▶ [Description of the task]:
Each line from the start of the data below through the one containing "import pandas as pd" must be reproduced exactly.

■ ■ ■ ■

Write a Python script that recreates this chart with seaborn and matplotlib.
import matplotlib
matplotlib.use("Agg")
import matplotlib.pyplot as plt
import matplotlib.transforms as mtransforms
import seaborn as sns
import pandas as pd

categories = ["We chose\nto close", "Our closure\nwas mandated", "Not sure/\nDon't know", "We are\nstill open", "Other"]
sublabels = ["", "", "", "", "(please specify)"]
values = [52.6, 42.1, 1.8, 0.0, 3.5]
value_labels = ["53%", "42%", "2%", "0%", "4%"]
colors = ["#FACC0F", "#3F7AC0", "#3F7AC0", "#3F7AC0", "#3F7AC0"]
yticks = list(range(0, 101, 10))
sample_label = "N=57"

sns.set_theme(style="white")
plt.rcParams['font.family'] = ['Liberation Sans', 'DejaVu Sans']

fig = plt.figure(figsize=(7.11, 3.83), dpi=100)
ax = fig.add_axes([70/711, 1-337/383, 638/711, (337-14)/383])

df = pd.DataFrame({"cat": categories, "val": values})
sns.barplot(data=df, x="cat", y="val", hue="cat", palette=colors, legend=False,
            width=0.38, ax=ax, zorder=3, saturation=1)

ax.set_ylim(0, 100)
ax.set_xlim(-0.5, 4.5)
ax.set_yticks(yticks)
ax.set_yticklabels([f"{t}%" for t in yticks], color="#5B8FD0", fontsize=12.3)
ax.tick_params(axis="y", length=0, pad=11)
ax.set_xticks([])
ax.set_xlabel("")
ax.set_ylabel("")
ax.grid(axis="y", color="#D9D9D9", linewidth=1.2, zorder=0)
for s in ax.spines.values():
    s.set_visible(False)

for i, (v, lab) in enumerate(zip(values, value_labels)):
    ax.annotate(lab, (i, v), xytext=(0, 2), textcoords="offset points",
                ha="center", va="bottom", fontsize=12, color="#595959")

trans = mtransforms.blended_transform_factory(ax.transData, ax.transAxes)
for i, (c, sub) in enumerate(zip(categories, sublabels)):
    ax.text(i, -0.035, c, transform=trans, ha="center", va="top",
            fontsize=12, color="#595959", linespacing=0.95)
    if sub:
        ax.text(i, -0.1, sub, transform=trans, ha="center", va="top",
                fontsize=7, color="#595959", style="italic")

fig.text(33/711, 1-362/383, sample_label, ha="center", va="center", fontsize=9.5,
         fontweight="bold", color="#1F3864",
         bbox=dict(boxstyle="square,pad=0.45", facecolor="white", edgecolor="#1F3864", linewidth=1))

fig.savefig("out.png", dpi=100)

■ ■ ■ ■

▶ [Response for this exercise]:
Write a Python script that recreates this chart with seaborn and matplotlib.
import matplotlib
matplotlib.use("Agg")
import matplotlib.pyplot as plt
import matplotlib.transforms as mtransforms
import seaborn as sns
import pandas as pd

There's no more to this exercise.